This is why we see more edges removed if we reset the Graph again (by exiting the shell and recreating it from scratch by pasting the initialization into the shell), and call digraph:del_path/3 between V2 and V4.

digraph:del_path(Graph, V2, V4).
% true
digraph:edges(Graph).
% [['$e'|0],['$e'|4]]

This case there are the paths V2 -> V4 and V2 -> V3 -> V4, and if we remove the path V2 -> V4, the removal of all the edges associated with that path doesn’t break the path of V2 -> V3 -> V4, so it can remove all edges in that path as well.

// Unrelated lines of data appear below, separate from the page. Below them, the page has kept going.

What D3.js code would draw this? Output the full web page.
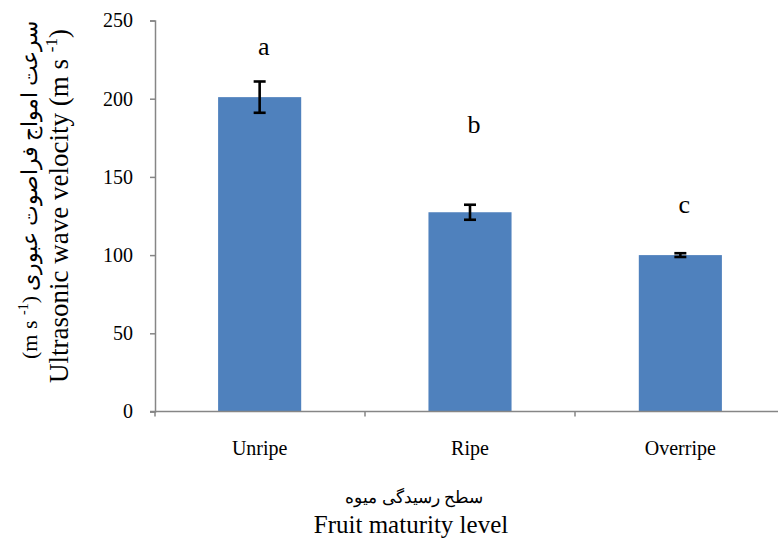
<!DOCTYPE html>
<html><head><meta charset="utf-8">
<script src="https://cdn.jsdelivr.net/npm/d3@7"></script>
<style>body{margin:0;background:#fff}svg{display:block}
svg text{font-family:"Liberation Serif","Times New Roman","DejaVu Serif",serif !important;fill:#000}</style>
</head><body><svg id="c" width="778" height="539"></svg>
<script>
const categories = ["Unripe", "Ripe", "Overripe"];
const means = [201, 127.4, 100];
const errors = [10, 4.8, 1.2];
const letters = ["a", "b", "c"];
const letterLevels = [228, 178, 127];
const yTicks = [0, 50, 100, 150, 200, 250];

const FONT = "'Liberation Serif','Times New Roman','DejaVu Serif',serif";
const svg = d3.select("#c");
const x = d3.scaleBand().domain(categories).range([155, 785]).paddingInner(0.605).paddingOuter(0.3);
const y = d3.scaleLinear().domain([0, 250]).range([411.5, 20.5]);
const axisColor = "#868686";

svg.selectAll("rect.bar").data(categories).join("rect")
  .attr("x", d => x(d)).attr("width", x.bandwidth())
  .attr("y", (d, i) => y(means[i])).attr("height", (d, i) => y(0) - y(means[i]))
  .attr("fill", "#4f81bd");

const ya = svg.append("g").attr("transform", "translate(155,0)")
  .call(d3.axisLeft(y).tickValues(yTicks).tickSize(5).tickPadding(17));
ya.attr("font-family", FONT);
ya.select(".domain").attr("stroke", axisColor).attr("stroke-width", 1.5);
ya.selectAll(".tick line").attr("stroke", axisColor).attr("stroke-width", 1.5);
ya.selectAll(".tick text").style("font-size", "20px").style("font-family", FONT);

const xEdges = d3.scaleLinear().domain([0, 3]).range([155, 785]);
svg.append("line").attr("x1", 150).attr("x2", 785).attr("y1", y(0)).attr("y2", y(0))
  .attr("stroke", axisColor).attr("stroke-width", 1.5);
svg.selectAll("line.xt").data([0, 1, 2, 3]).join("line")
  .attr("x1", d => xEdges(d)).attr("x2", d => xEdges(d))
  .attr("y1", y(0)).attr("y2", y(0) + 5).attr("stroke", axisColor).attr("stroke-width", 1.5);
svg.selectAll("text.cat").data(categories).join("text")
  .attr("x", d => x(d) + x.bandwidth() / 2).attr("y", 455)
  .attr("text-anchor", "middle").style("font-size", "20px").style("font-family", FONT).text(d => d);

const eb = svg.append("g").attr("stroke", "#000").attr("stroke-width", 2.6);
categories.forEach((c, i) => {
  const cx = x(c) + x.bandwidth() / 2;
  eb.append("line").attr("x1", cx).attr("x2", cx).attr("y1", y(means[i] + errors[i])).attr("y2", y(means[i] - errors[i]));
  [means[i] + errors[i], means[i] - errors[i]].forEach(v =>
    eb.append("line").attr("x1", cx - 6).attr("x2", cx + 6).attr("y1", y(v)).attr("y2", y(v)));
});

svg.selectAll("text.let").data(letters).join("text")
  .attr("x", (d, i) => x(categories[i]) + x.bandwidth() / 2 + 4)
  .attr("y", (d, i) => y(letterLevels[i]))
  .attr("text-anchor", "middle").style("font-size", "26px").style("font-family", FONT).text(d => d);

const t1 = svg.append("text").attr("transform", "translate(37,190) rotate(-90)")
  .attr("text-anchor", "middle").style("font-size", "22px").style("font-family", FONT);
t1.append("tspan").text("(m s ");
t1.append("tspan").attr("dy", -9).style("font-size", "14px").text("-1");
t1.append("tspan").attr("dy", 9).text(") سرعت امواج فراصوت عبوری");

const t2 = svg.append("text").attr("transform", "translate(68,206) rotate(-90)")
  .attr("text-anchor", "middle").style("font-size", "27px").style("font-family", FONT);
t2.append("tspan").text("Ultrasonic wave velocity (m s ");
t2.append("tspan").attr("dy", -11).style("font-size", "17px").text("-1");
t2.append("tspan").attr("dy", 11).text(")");

svg.append("text").attr("x", 414).attr("y", 503).attr("text-anchor", "middle")
  .style("font-size", "17px").style("font-family", FONT).text("سطح رسیدگی میوه");
svg.append("text").attr("x", 411).attr("y", 533).attr("text-anchor", "middle")
  .style("font-size", "25px").style("font-family", FONT).text("Fruit maturity level");
</script></body></html>
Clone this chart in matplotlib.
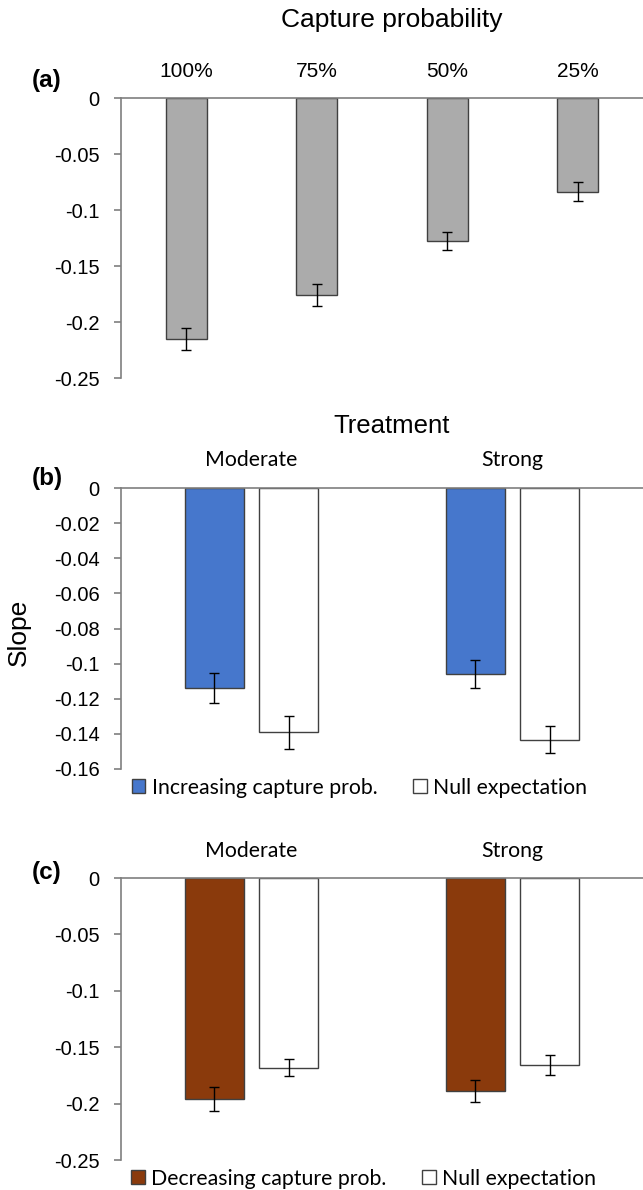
import matplotlib.pyplot as plt
from matplotlib.patches import Patch

# values
cap_labels = ['100%', '75%', '50%', '25%']
cap_slope = [-0.215, -0.176, -0.128, -0.0835]
cap_err = [0.010, 0.0095, 0.008, 0.0083]

treat_labels = ['Moderate', 'Strong']
inc_slope = [-0.114, -0.106]
inc_err = [0.0084, 0.008]
null_b_slope = [-0.139, -0.1433]
null_b_err = [0.0094, 0.0078]

dec_slope = [-0.196, -0.189]
dec_err = [0.0105, 0.0098]
null_c_slope = [-0.168, -0.1657]
null_c_err = [0.0078, 0.0092]

W, H = 643, 1190
fig = plt.figure(figsize=(W / 100, H / 100), dpi=100)

num_font = ['Liberation Sans', 'DejaVu Sans']
cal_font = ['Lato', 'DejaVu Sans']
spine_col = '#7f7f7f'
edge_col = '#404040'
AX_L, AX_W = 121, 522


def make_axes(top_px, bottom_px):
    ax = fig.add_axes([AX_L / W, 1 - bottom_px / H, AX_W / W, (bottom_px - top_px) / H])
    for s in ['right', 'bottom']:
        ax.spines[s].set_visible(False)
    for s in ['left', 'top']:
        ax.spines[s].set_color(spine_col)
        ax.spines[s].set_linewidth(1.2)
    ax.tick_params(axis='y', direction='out', length=5.4, color=spine_col, width=1.2, pad=10)
    ax.tick_params(axis='x', top=True, bottom=False, labeltop=True, labelbottom=False, length=0)
    return ax


err_kw = dict(ecolor='black', elinewidth=1, capsize=3.5, capthick=1)

# (a) capture probability
ax1 = make_axes(98, 378)
x = list(range(len(cap_labels)))
ax1.bar(x, cap_slope, width=0.315, color='#ababab', edgecolor=edge_col, linewidth=1,
        yerr=cap_err, error_kw=err_kw)
ax1.set_xlim(-0.5, 3.5)
ax1.set_ylim(-0.25, 0)
ax1.set_yticks([0, -0.05, -0.1, -0.15, -0.2, -0.25])
ax1.set_yticklabels(['0', '-0.05', '-0.1', '-0.15', '-0.2', '-0.25'], family=num_font, fontsize=14.5)
ax1.set_xticks(x)
ax1.set_xticklabels(cap_labels, family=num_font, fontsize=15)
ax1.tick_params(axis='x', pad=12)

# (b) increasing capture probability
ax2 = make_axes(488, 769)
x2 = [0, 1]
off = 0.142
bw = 0.227
ax2.bar([i - off for i in x2], inc_slope, width=bw, color='#4677cc', edgecolor=edge_col,
        linewidth=1, yerr=inc_err, error_kw=err_kw)
ax2.bar([i + off for i in x2], null_b_slope, width=bw, color='white', edgecolor=edge_col,
        linewidth=1, yerr=null_b_err, error_kw=err_kw)
ax2.set_xlim(-0.5, 1.5)
ax2.set_ylim(-0.16, 0)
ax2.set_yticks([0, -0.02, -0.04, -0.06, -0.08, -0.1, -0.12, -0.14, -0.16])
ax2.set_yticklabels(['0', '-0.02', '-0.04', '-0.06', '-0.08', '-0.1', '-0.12', '-0.14', '-0.16'],
                    family=num_font, fontsize=14.5)
ax2.set_xticks(x2)
ax2.set_xticklabels(treat_labels, family=cal_font, fontsize=15.3)
ax2.tick_params(axis='x', pad=13)
ax2.legend(handles=[Patch(facecolor='#4677cc', edgecolor=edge_col, label='Increasing capture prob.'),
                    Patch(facecolor='white', edgecolor=edge_col, label='Null expectation')],
           loc='center', bbox_to_anchor=(0.457, -0.066), ncol=2, frameon=False,
           prop={'family': cal_font, 'size': 15.3}, handlelength=0.62, handleheight=0.62,
           handletextpad=0.3, columnspacing=1.7, borderpad=0)

# (c) decreasing capture probability
ax3 = make_axes(878, 1160)
ax3.bar([i - off for i in x2], dec_slope, width=bw, color='#8a3a0c', edgecolor=edge_col,
        linewidth=1, yerr=dec_err, error_kw=err_kw)
ax3.bar([i + off for i in x2], null_c_slope, width=bw, color='white', edgecolor=edge_col,
        linewidth=1, yerr=null_c_err, error_kw=err_kw)
ax3.set_xlim(-0.5, 1.5)
ax3.set_ylim(-0.25, 0)
ax3.set_yticks([0, -0.05, -0.1, -0.15, -0.2, -0.25])
ax3.set_yticklabels(['0', '-0.05', '-0.1', '-0.15', '-0.2', '-0.25'], family=num_font, fontsize=14.5)
ax3.set_xticks(x2)
ax3.set_xticklabels(treat_labels, family=cal_font, fontsize=15.3)
ax3.tick_params(axis='x', pad=12.5)
ax3.legend(handles=[Patch(facecolor='#8a3a0c', edgecolor=edge_col, label='Decreasing capture prob.'),
                    Patch(facecolor='white', edgecolor=edge_col, label='Null expectation')],
           loc='center', bbox_to_anchor=(0.465, -0.066), ncol=2, frameon=False,
           prop={'family': cal_font, 'size': 15.3}, handlelength=0.62, handleheight=0.62,
           handletextpad=0.3, columnspacing=1.7, borderpad=0)

# titles and panel labels
fig.text(392 / W, 1 - 20 / H, 'Capture probability', ha='center', va='center',
         family=num_font, fontsize=19)
fig.text(392 / W, 1 - 426 / H, 'Treatment', ha='center', va='center',
         family=num_font, fontsize=18.5)
fig.text(19 / W, 1 - 632 / H, 'Slope', ha='center', va='center', rotation=90,
         family=num_font, fontsize=19)
for lab, yp in [('(a)', 80), ('(b)', 478), ('(c)', 872)]:
    fig.text(47 / W, 1 - yp / H, lab, ha='center', va='center', family=num_font,
             fontsize=17.5, fontweight='bold')

fig.savefig('out.png', dpi=100)
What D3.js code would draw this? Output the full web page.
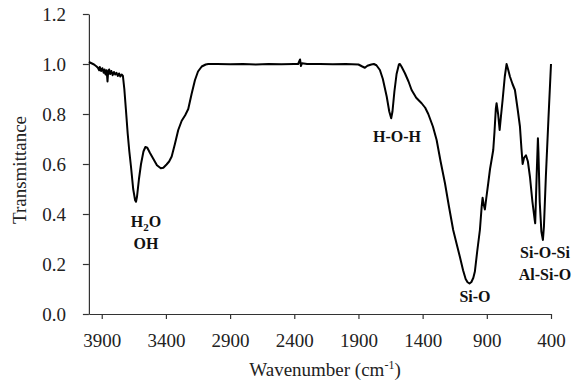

So we have a win in the case where the documentation wasn’t quite as clear as it could be, but having the Erlang standard library be open source gets us a win because we can always go in and check out what the code is really doing.

–Proctor

Erlang Thursday – digraph:get_cycle/2

Today’s Erlang Thursday is on digraph:get_cycle/2.

We will continue working with the graph from the previous post on digraph:get_path/3.

Graph = digraph:new().
% {digraph,20498,24595,28692,true}
V1 = digraph:add_vertex(Graph).
% ['$v'|0]
V2 = digraph:add_vertex(Graph).
% ['$v'|1]
V3 = digraph:add_vertex(Graph).
% ['$v'|2]
V4 = digraph:add_vertex(Graph).
% ['$v'|3]
E1 = digraph:add_edge(Graph, V1, V2).
% ['$e'|0]
E2 = digraph:add_edge(Graph, V2, V3).
% ['$e'|1]
E3 = digraph:add_edge(Graph, V3, V4).
% ['$e'|2]
E4 = digraph:add_edge(Graph, V2, V4).
% ['$e'|3]
E5 = digraph:add_edge(Graph, V4, V1).
% ['$e'|4]

digraph:get_cycle/2 takes a graph G, and an vertex V, and tries to find a path that creates a cycle between the vertex V in graph G.

digraph:get_cycle(Graph, V1).
% [['$v'|0],['$v'|1],['$v'|3],['$v'|0]]
digraph:get_cycle(Graph, V2).
% [['$v'|1],['$v'|3],['$v'|0],['$v'|1]]

Next, we add a new vertex V5, and a new edge originating from V4 and ending on V5

We then call digraph:get_cycle/2 on V5, and we get back a false as no cyle exists in the graph with vertex V5 in it.

V5 = digraph:add_vertex(Graph).
% ['$v'|4]
E6 = digraph:add_edge(Graph, V4, V5).
% ['$e'|5]
digraph:get_cycle(Graph, V5).
% false

The digraph module also contains the function digraph:get_short_cycle/2.

digraph:get_short_cycle/2 attempts to find the shortest cycle in the graph G for vertex V.

The documentation for digraph:get_short_cycle/2 exact phrasing is:

Tries to find an as short as possible simple cycle through the vertex V of the digraph G.

So depending on how you read that, the shortest cycle might not be guaranteed to be returned, but simply a shorter cycle, which may depend on the overall size and complexity of the graph.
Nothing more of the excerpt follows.